▶ **What you have to do**
Starting at the first line of the data, please print exactly those lines through the one that holds "const aBarX = (c, i)", omitting every picture.

▶ **Collected material**
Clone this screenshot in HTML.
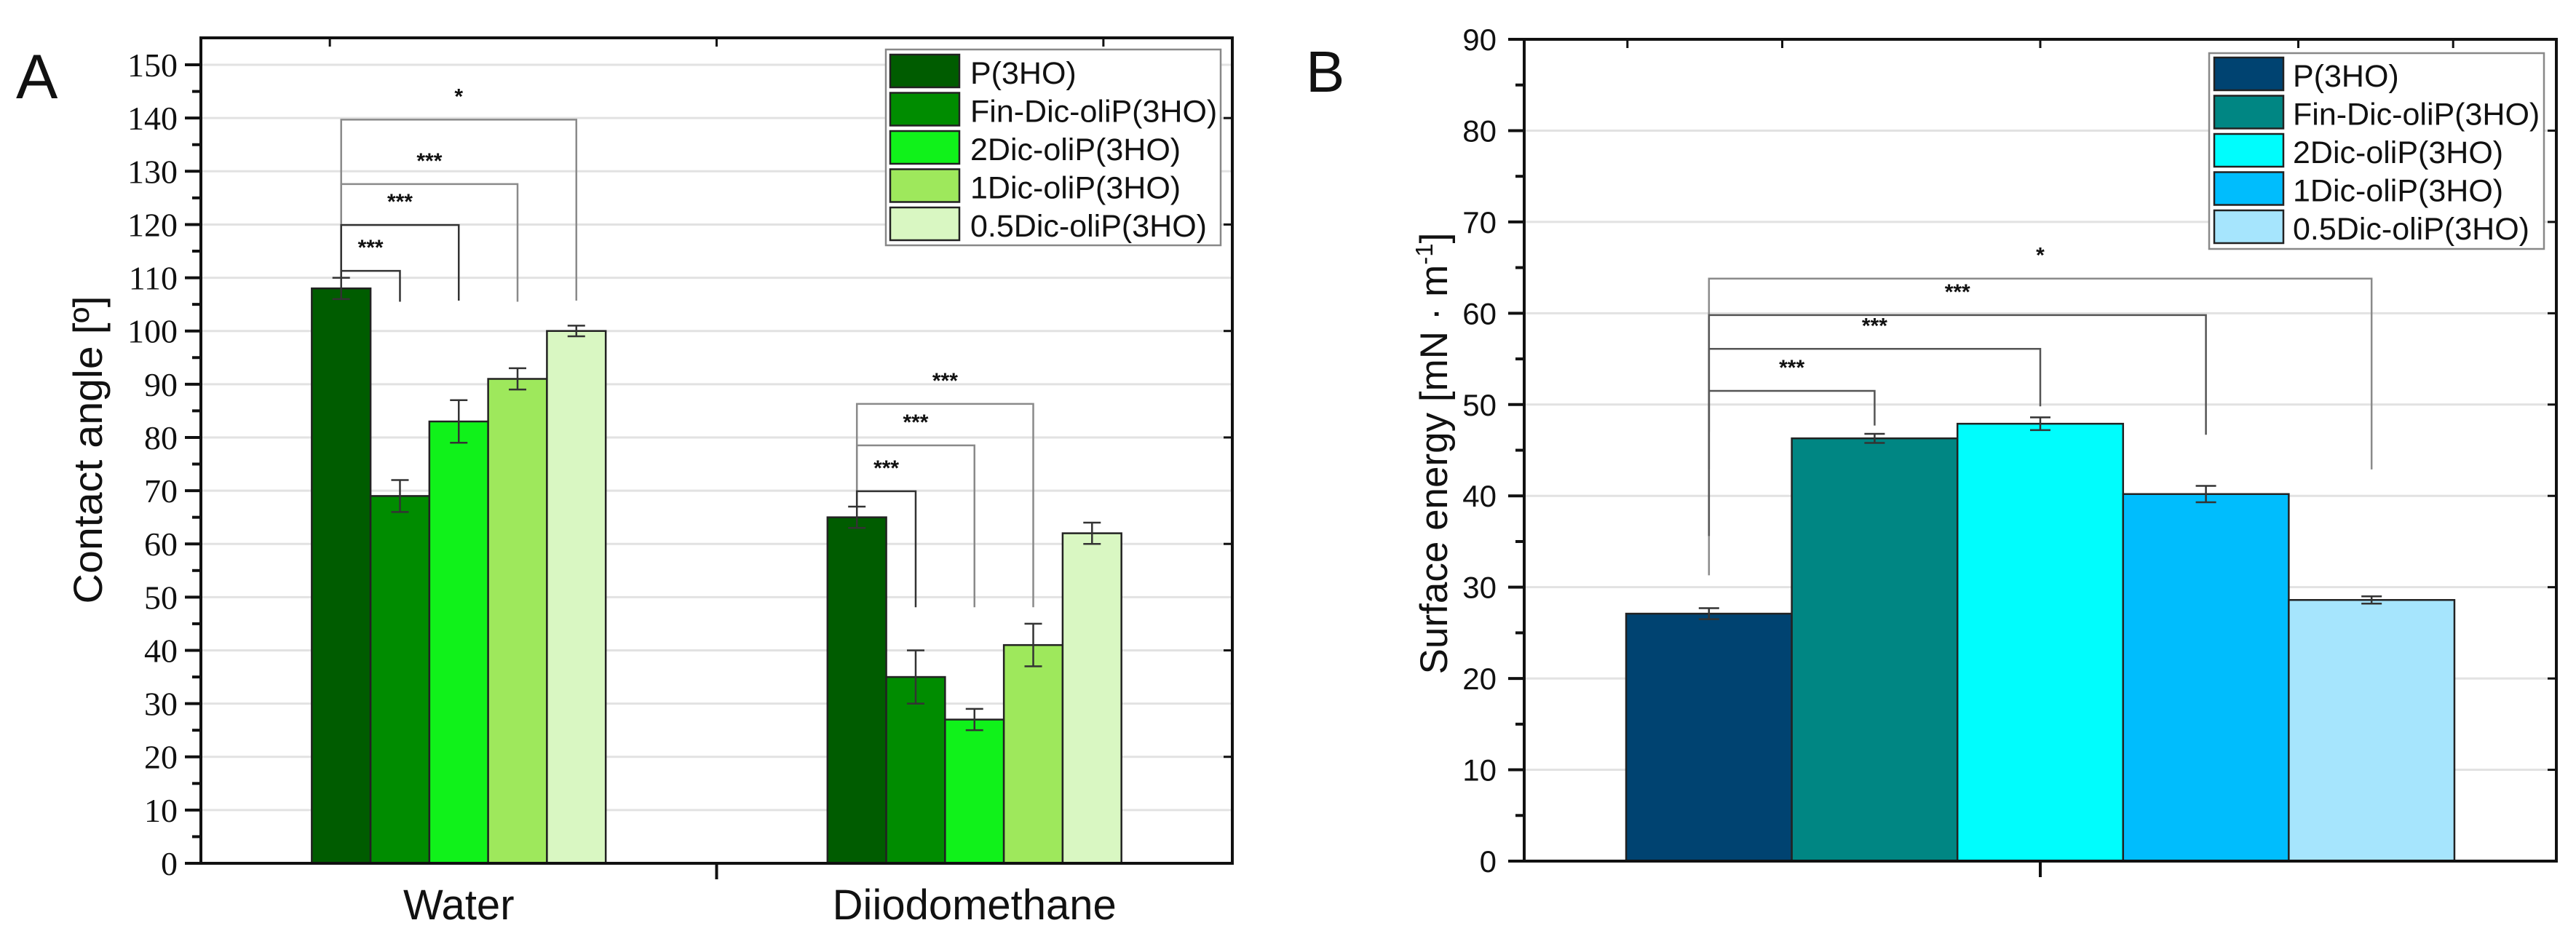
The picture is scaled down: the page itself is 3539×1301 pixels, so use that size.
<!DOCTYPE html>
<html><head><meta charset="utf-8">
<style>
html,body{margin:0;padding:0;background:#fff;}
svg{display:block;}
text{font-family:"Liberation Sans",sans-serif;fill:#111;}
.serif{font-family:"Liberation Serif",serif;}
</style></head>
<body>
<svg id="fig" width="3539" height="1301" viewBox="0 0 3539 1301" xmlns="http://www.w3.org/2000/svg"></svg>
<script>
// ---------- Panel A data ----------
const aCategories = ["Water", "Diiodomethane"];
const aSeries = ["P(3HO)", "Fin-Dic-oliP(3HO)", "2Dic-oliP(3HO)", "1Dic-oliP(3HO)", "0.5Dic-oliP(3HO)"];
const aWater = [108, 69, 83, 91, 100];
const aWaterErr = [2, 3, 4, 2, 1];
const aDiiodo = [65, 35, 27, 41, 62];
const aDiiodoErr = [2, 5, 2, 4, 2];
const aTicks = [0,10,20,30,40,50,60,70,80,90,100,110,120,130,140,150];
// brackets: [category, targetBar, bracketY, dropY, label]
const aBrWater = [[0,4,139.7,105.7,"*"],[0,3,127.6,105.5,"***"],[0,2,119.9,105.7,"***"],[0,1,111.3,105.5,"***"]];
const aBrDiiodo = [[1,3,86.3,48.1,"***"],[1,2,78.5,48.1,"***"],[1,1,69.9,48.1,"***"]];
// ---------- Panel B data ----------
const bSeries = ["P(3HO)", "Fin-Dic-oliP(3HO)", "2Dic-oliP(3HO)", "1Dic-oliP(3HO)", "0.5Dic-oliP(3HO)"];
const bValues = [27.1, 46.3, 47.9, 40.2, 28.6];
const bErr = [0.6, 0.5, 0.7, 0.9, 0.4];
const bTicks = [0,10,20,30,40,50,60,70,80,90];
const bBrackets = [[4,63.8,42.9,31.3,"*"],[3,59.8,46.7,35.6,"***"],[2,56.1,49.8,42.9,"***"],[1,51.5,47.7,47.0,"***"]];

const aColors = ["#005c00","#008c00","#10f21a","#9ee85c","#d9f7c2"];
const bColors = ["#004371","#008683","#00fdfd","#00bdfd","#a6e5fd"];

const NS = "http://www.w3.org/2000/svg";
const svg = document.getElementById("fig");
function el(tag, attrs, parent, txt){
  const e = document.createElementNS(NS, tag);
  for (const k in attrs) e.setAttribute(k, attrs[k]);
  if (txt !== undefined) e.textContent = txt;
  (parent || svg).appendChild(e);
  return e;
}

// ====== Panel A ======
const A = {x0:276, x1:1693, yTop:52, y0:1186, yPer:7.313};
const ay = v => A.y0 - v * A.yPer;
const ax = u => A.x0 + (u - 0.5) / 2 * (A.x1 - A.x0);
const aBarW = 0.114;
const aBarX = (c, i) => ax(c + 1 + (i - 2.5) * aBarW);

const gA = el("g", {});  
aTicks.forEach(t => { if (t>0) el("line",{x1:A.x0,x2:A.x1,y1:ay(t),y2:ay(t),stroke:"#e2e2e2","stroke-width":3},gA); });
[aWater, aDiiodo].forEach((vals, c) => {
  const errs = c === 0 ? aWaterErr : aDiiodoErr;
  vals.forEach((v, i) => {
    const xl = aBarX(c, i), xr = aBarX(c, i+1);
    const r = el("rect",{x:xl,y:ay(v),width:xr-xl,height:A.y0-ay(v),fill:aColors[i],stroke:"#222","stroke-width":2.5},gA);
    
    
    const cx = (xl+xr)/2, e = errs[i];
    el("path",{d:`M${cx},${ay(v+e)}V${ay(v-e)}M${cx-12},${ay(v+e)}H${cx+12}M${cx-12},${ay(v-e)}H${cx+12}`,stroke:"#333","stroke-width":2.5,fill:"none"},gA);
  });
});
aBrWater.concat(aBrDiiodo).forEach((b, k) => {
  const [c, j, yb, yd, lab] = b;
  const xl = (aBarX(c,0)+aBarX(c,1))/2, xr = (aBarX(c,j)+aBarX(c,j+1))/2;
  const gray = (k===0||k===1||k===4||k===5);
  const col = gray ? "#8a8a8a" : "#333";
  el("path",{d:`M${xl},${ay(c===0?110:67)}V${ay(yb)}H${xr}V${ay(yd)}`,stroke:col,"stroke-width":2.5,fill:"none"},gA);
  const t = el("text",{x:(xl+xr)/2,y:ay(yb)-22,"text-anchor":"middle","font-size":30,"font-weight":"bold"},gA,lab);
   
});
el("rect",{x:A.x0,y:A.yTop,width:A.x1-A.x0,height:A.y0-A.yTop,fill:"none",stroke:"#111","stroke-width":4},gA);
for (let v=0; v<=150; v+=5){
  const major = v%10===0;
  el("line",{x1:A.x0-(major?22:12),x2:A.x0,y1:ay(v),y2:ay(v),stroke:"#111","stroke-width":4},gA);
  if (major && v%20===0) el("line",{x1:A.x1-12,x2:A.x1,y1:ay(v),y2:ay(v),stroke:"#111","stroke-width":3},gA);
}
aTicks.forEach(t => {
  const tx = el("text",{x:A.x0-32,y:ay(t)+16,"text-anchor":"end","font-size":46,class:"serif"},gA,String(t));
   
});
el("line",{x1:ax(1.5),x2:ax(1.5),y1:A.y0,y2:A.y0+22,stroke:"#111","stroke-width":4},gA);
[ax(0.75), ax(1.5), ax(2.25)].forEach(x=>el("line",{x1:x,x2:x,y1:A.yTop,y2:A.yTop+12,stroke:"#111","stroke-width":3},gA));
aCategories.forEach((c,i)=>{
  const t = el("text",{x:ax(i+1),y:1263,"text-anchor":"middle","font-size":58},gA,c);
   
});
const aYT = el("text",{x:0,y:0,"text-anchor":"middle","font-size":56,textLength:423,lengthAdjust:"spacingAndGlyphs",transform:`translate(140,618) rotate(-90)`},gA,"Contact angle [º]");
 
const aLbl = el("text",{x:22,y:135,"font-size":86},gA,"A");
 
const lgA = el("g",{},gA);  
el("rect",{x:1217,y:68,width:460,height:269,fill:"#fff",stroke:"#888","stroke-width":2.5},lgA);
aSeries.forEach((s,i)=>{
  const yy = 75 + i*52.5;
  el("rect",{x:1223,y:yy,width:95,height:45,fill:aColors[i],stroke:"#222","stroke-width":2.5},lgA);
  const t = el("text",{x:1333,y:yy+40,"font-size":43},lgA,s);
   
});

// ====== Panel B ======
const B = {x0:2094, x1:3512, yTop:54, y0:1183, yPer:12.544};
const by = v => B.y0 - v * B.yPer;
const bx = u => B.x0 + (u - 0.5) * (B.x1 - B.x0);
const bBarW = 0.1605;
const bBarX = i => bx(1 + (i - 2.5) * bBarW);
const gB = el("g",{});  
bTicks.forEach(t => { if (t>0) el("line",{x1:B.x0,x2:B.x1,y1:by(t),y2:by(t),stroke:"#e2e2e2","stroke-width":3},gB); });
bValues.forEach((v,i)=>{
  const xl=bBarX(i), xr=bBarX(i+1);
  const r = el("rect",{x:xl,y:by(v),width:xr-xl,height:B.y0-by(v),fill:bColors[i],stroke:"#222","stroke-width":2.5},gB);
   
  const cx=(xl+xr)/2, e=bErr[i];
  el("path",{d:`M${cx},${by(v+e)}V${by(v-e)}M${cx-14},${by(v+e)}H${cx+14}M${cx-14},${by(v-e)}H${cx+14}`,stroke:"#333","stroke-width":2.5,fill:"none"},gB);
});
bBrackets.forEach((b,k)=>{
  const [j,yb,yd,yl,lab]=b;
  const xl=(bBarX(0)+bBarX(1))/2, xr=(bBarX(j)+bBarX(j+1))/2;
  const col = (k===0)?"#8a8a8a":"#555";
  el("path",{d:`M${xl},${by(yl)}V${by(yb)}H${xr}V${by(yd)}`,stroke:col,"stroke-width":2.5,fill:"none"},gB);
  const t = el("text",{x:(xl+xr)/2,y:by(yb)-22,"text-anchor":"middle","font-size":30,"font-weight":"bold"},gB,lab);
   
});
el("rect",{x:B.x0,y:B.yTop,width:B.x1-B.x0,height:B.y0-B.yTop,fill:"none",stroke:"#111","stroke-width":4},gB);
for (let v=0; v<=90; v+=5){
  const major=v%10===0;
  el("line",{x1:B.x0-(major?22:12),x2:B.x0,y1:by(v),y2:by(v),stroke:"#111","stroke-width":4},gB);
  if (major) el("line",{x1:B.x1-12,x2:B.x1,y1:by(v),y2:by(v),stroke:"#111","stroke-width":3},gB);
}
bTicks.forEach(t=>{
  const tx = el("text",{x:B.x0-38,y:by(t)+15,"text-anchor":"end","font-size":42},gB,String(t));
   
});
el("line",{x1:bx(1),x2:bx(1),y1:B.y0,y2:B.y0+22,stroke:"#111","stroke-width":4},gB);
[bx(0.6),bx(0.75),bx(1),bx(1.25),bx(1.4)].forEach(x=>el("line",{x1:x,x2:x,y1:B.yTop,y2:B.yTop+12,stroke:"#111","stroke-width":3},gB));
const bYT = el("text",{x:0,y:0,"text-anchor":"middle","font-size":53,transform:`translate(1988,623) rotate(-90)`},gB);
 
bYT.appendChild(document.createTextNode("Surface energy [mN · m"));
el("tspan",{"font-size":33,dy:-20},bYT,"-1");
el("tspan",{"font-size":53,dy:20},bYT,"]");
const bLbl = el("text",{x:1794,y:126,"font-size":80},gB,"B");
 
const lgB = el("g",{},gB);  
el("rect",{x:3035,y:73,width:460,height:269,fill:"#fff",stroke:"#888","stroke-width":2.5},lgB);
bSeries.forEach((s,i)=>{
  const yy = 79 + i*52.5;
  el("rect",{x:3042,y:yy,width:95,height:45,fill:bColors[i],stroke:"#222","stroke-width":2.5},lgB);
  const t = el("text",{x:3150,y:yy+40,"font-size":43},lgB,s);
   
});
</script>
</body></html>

▶ **Reply to the exercise**
Clone this screenshot in HTML.
The picture is scaled down: the page itself is 3539×1301 pixels, so use that size.
<!DOCTYPE html>
<html><head><meta charset="utf-8">
<style>
html,body{margin:0;padding:0;background:#fff;}
svg{display:block;}
text{font-family:"Liberation Sans",sans-serif;fill:#111;}
.serif{font-family:"Liberation Serif",serif;}
</style></head>
<body>
<svg id="fig" width="3539" height="1301" viewBox="0 0 3539 1301" xmlns="http://www.w3.org/2000/svg"></svg>
<script>
// ---------- Panel A data ----------
const aCategories = ["Water", "Diiodomethane"];
const aSeries = ["P(3HO)", "Fin-Dic-oliP(3HO)", "2Dic-oliP(3HO)", "1Dic-oliP(3HO)", "0.5Dic-oliP(3HO)"];
const aWater = [108, 69, 83, 91, 100];
const aWaterErr = [2, 3, 4, 2, 1];
const aDiiodo = [65, 35, 27, 41, 62];
const aDiiodoErr = [2, 5, 2, 4, 2];
const aTicks = [0,10,20,30,40,50,60,70,80,90,100,110,120,130,140,150];
// brackets: [category, targetBar, bracketY, dropY, label]
const aBrWater = [[0,4,139.7,105.7,"*"],[0,3,127.6,105.5,"***"],[0,2,119.9,105.7,"***"],[0,1,111.3,105.5,"***"]];
const aBrDiiodo = [[1,3,86.3,48.1,"***"],[1,2,78.5,48.1,"***"],[1,1,69.9,48.1,"***"]];
// ---------- Panel B data ----------
const bSeries = ["P(3HO)", "Fin-Dic-oliP(3HO)", "2Dic-oliP(3HO)", "1Dic-oliP(3HO)", "0.5Dic-oliP(3HO)"];
const bValues = [27.1, 46.3, 47.9, 40.2, 28.6];
const bErr = [0.6, 0.5, 0.7, 0.9, 0.4];
const bTicks = [0,10,20,30,40,50,60,70,80,90];
const bBrackets = [[4,63.8,42.9,31.3,"*"],[3,59.8,46.7,35.6,"***"],[2,56.1,49.8,42.9,"***"],[1,51.5,47.7,47.0,"***"]];

const aColors = ["#005c00","#008c00","#10f21a","#9ee85c","#d9f7c2"];
const bColors = ["#004371","#008683","#00fdfd","#00bdfd","#a6e5fd"];

const NS = "http://www.w3.org/2000/svg";
const svg = document.getElementById("fig");
function el(tag, attrs, parent, txt){
  const e = document.createElementNS(NS, tag);
  for (const k in attrs) e.setAttribute(k, attrs[k]);
  if (txt !== undefined) e.textContent = txt;
  (parent || svg).appendChild(e);
  return e;
}

// ====== Panel A ======
const A = {x0:276, x1:1693, yTop:52, y0:1186, yPer:7.313};
const ay = v => A.y0 - v * A.yPer;
const ax = u => A.x0 + (u - 0.5) / 2 * (A.x1 - A.x0);
const aBarW = 0.114;
const aBarX = (c, i) => ax(c + 1 + (i - 2.5) * aBarW);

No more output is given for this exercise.